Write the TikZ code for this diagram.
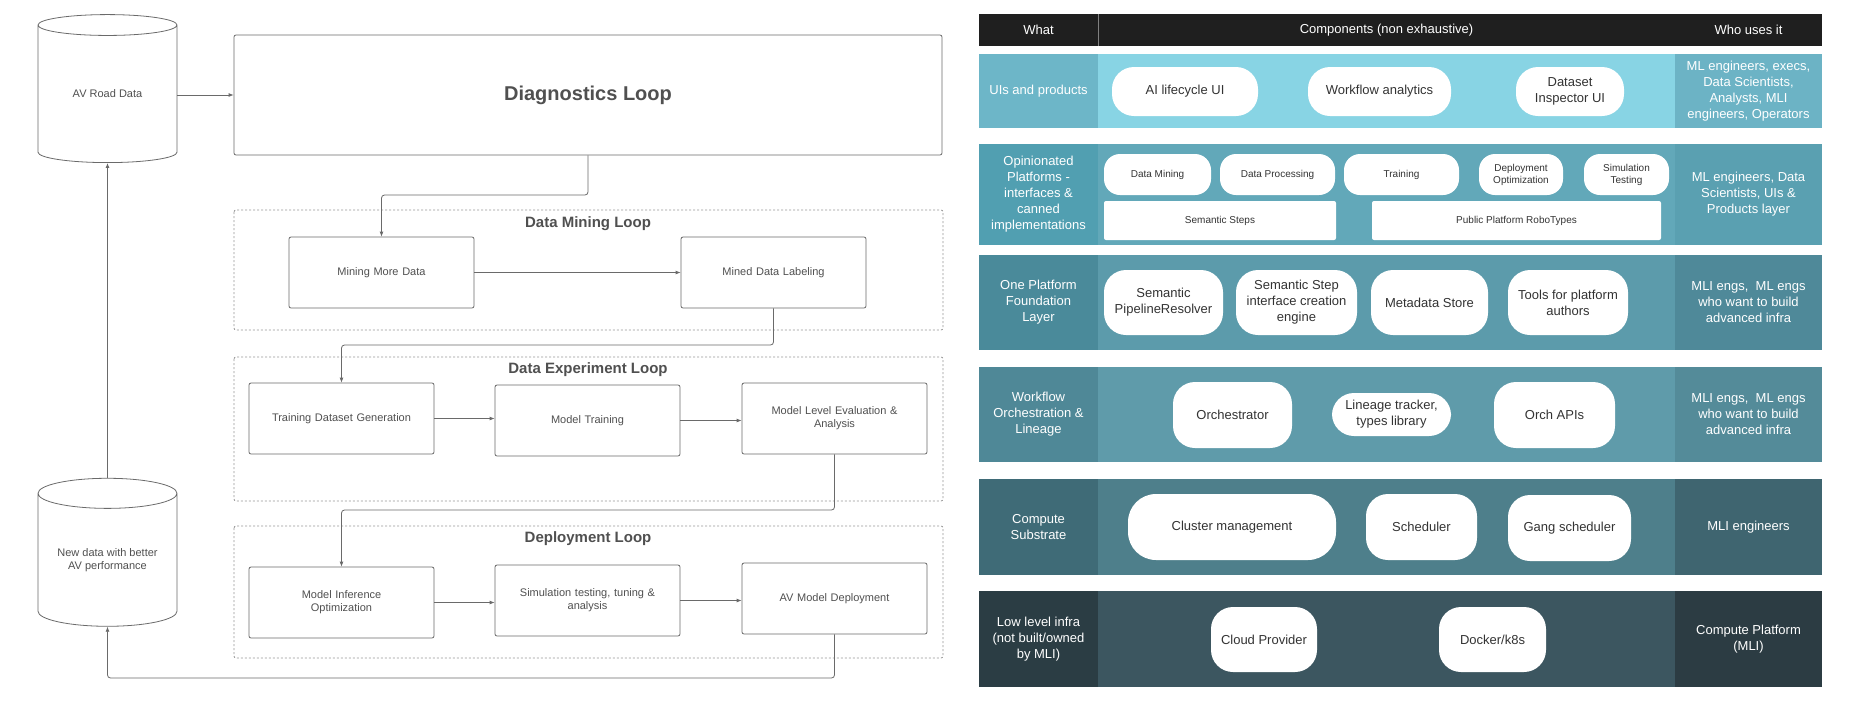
\documentclass[tikz,border=0pt]{standalone}
\usepackage{fontspec}
\setmainfont{Liberation Sans}
\usetikzlibrary{shapes.geometric,arrows.meta}
\definecolor{lc}{HTML}{6A6A6A}
\definecolor{lt}{HTML}{505050}
\begin{document}
\begin{tikzpicture}[x=1pt,y=-1pt,
  box/.style={draw=lc,line width=0.8pt,rounded corners=2pt,text=lt,font=\fontsize{11}{13}\selectfont,align=center,inner sep=1pt},
  loopbox/.style={draw=lc!70,line width=0.8pt,dash pattern=on 2pt off 2pt,rounded corners=2pt},
  ttl/.style={font=\bfseries\fontsize{15}{17}\selectfont,text=lt},
  db/.style={cylinder,shape border rotate=90,aspect=0.3,draw=lc,line width=0.8pt,text=lt,font=\fontsize{11}{13}\selectfont,align=center,minimum width=139pt,minimum height=148pt,inner sep=0pt},
  arr/.style={draw=lc,line width=0.8pt,-{Latex[length=5pt,width=4pt]},rounded corners=3pt},
  pill/.style={fill=white,rounded corners=22pt,align=center,font=\fontsize{13}{16}\selectfont,text=black!80,inner sep=1pt},
  spill/.style={fill=white,rounded corners=16pt,align=center,font=\fontsize{10}{12}\selectfont,text=black!80,inner sep=1pt},
  lab/.style={align=center,text=white,font=\fontsize{13}{16}\selectfont}]
\useasboundingbox (0,0) rectangle (1850,710);
\fill[white] (0,0) rectangle (1850,710);
% ---------- left diagram
\node[db] (av) at (107.5,94) {AV Road Data};
\node[db] (nd) at (107.5,560) {New data with better\\AV performance};
\node[draw=lc,line width=0.8pt,rounded corners=2pt,minimum width=708pt,minimum height=120pt,font=\bfseries\fontsize{20}{24}\selectfont,text=lt] (diag) at (588,95) {Diagnostics Loop};
\draw[loopbox] (234,210) rectangle (943,330);
\draw[loopbox] (234,357) rectangle (943,501);
\draw[loopbox] (234,526) rectangle (943,658);
\node[ttl] (t1) at (588,224) {Data Mining Loop};
\node[ttl] (t2) at (588,370) {Data Experiment Loop};
\node[ttl] (t3) at (588,539) {Deployment Loop};
\tikzset{lb/.style={box,minimum width=185pt,minimum height=71pt,text width=183pt}}
\node[lb] (mmd) at (381.5,272.5) {Mining More Data};
\node[lb] (mdl) at (773.5,272.5) {Mined Data Labeling};
\node[lb] (tdg) at (341.5,418.5) {Training Dataset Generation};
\node[lb] (mt) at (587.5,420.5) {Model Training};
\node[lb] (mle) at (834.5,418.5) {Model Level Evaluation \&\\Analysis};
\node[lb] (mio) at (341.5,602.5) {Model Inference\\Optimization};
\node[lb] (sim) at (587.5,600.5) {Simulation testing, tuning \&\\analysis};
\node[lb] (avd) at (834.5,598.5) {AV Model Deployment};
\coordinate (e1) at (588,195);
\coordinate (e2) at (773.5,345);
\coordinate (e3) at (834.5,510);
\coordinate (e4) at (107.5,678);
\draw[arr] (av.east |- diag.west) -- (diag.west);
\draw[arr] (diag.south) -- (e1) -| (mmd.north);
\draw[arr] (mmd) -- (mdl);
\draw[arr] (mdl.south) -- (e2) -| (tdg.north);
\draw[arr] (tdg.east) -- (tdg.east -| mt.west);
\draw[arr] (mt.east) -- (mt.east -| mle.west);
\draw[arr] (mle.south) -- (e3) -| (mio.north);
\draw[arr] (mio.east) -- (mio.east -| sim.west);
\draw[arr] (sim.east) -- (sim.east -| avd.west);
\draw[arr] (avd.south) |- (e4) -- (nd.south);
\draw[arr] (nd.north) -- (av.south);
% ---------- right table
\fill[black!88] (979,14) rectangle (1822,46);
\draw[gray,line width=0.6pt] (1098,14) -- (1098,46);
\node[lab] (hw) at (1038.5,30) {What};
\node[lab] (hc) at (1386.5,30) {Components (non exhaustive)};
\node[lab] (hu) at (1748.5,30) {Who uses it};
% row helper colours
\definecolor{aL}{HTML}{6DB6C8}\definecolor{aM}{HTML}{88D4E4}\definecolor{aR}{HTML}{6CB3C5}
\definecolor{bL}{HTML}{519FB1}\definecolor{bM}{HTML}{62A8B9}\definecolor{bR}{HTML}{5AA0B1}
\definecolor{cL}{HTML}{4A8A9A}\definecolor{cM}{HTML}{5C9BAB}\definecolor{cR}{HTML}{4F8999}
\definecolor{dL}{HTML}{4F8897}\definecolor{dM}{HTML}{5F9BAA}\definecolor{dR}{HTML}{548B99}
\definecolor{eL}{HTML}{3F6B77}\definecolor{eM}{HTML}{4E7F8B}\definecolor{eR}{HTML}{3F6570}
\definecolor{fL}{HTML}{2B3D44}\definecolor{fM}{HTML}{3C5660}\definecolor{fR}{HTML}{2C3C43}
\foreach \p/\ya/\yb in {a/54/128,b/144/245,c/255/350,d/367/462,e/479/575,f/591/687}{
  \fill[\p M] (1098,\ya) rectangle (1675,\yb);
  \fill[\p L] (979,\ya) rectangle (1098,\yb);
  \fill[\p R] (1675,\ya) rectangle (1822,\yb);
}
% row 1
\node[lab] (w1) at (1038.5,91) {UIs and products};
\node[lab] (u1) at (1748.5,91) {ML engineers, execs,\\Data Scientists,\\Analysts, MLI\\engineers, Operators};
\node[pill,minimum width=146pt,minimum height=49pt] (p11) at (1185,91.5) {AI lifecycle UI};
\node[pill,minimum width=143pt,minimum height=49pt] (p12) at (1379.5,91.5) {Workflow analytics};
\node[pill,minimum width=108pt,minimum height=49pt] (p13) at (1570,91.5) {Dataset\\Inspector UI};
% row 2
\node[lab] (w2) at (1038.5,194.5) {Opinionated\\Platforms -\\interfaces \&\\canned\\implementations};
\node[lab] (u2) at (1748.5,194.5) {ML engineers, Data\\Scientists, UIs \&\\Products layer};
\node[spill,minimum width=107pt,minimum height=41pt] (p21) at (1157.5,174.5) {Data Mining};
\node[spill,minimum width=115pt,minimum height=41pt] (p22) at (1277.5,174.5) {Data Processing};
\node[spill,minimum width=115pt,minimum height=41pt] (p23) at (1401.5,174.5) {Training};
\node[spill,minimum width=84pt,minimum height=41pt] (p24) at (1521,174.5) {Deployment\\Optimization};
\node[spill,minimum width=85pt,minimum height=41pt] (p25) at (1626.5,174.5) {Simulation\\Testing};
\node[fill=white,rounded corners=2pt,font=\fontsize{10}{12}\selectfont,minimum width=232pt,minimum height=39pt,text=black!80] (p26) at (1220,220.5) {Semantic Steps};
\node[fill=white,rounded corners=2pt,font=\fontsize{10}{12}\selectfont,minimum width=289pt,minimum height=39pt,text=black!80] (p27) at (1516.5,220.5) {Public Platform RoboTypes};
% row 3
\node[lab] (w3) at (1038.5,302.5) {One Platform\\Foundation\\Layer};
\node[lab] (u3) at (1748.5,302.5) {MLI engs,\ \ ML engs\\who want to build\\advanced infra};
\node[pill,minimum width=119pt,minimum height=65pt] (p31) at (1163.5,302.5) {Semantic\\PipelineResolver};
\node[pill,minimum width=121pt,minimum height=65pt] (p32) at (1296.5,302.5) {Semantic Step\\interface creation\\engine};
\node[pill,minimum width=117pt,minimum height=65pt] (p33) at (1429.5,302.5) {Metadata Store};
\node[pill,minimum width=120pt,minimum height=65pt] (p34) at (1568,302.5) {Tools for platform\\authors};
% row 4
\node[lab] (w4) at (1038.5,414.5) {Workflow\\Orchestration \&\\Lineage};
\node[lab] (u4) at (1748.5,414.5) {MLI engs,\ \ ML engs\\who want to build\\advanced infra};
\node[pill,minimum width=119pt,minimum height=66pt] (p41) at (1232.5,415) {Orchestrator};
\node[pill,minimum width=119pt,minimum height=43pt] (p42) at (1391.5,414.5) {Lineage tracker,\\types library};
\node[pill,minimum width=121pt,minimum height=66pt] (p43) at (1554.5,415) {Orch APIs};
% row 5
\node[lab] (w5) at (1038.5,527) {Compute\\Substrate};
\node[lab] (u5) at (1748.5,527) {MLI engineers};
\node[pill,minimum width=208pt,minimum height=66pt,rounded corners=28pt] (p51) at (1232,527) {Cluster management};
\node[pill,minimum width=111pt,minimum height=66pt] (p52) at (1421.5,527) {Scheduler};
\node[pill,minimum width=123pt,minimum height=66pt] (p53) at (1569.5,528) {Gang scheduler};
% row 6
\node[lab] (w6) at (1038.5,639) {Low level infra\\(not built/owned\\by MLI)};
\node[lab] (u6) at (1748.5,639) {Compute Platform\\(MLI)};
\node[pill,minimum width=106pt,minimum height=65pt] (p61) at (1264,639.5) {Cloud Provider};
\node[pill,minimum width=107pt,minimum height=65pt] (p62) at (1492.5,639.5) {Docker/k8s};
\end{tikzpicture}
\end{document}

# The task
Show the lines that mention the word "diagram".

# Result of this exercise
Write the TikZ code for this diagram.
% ---------- left diagram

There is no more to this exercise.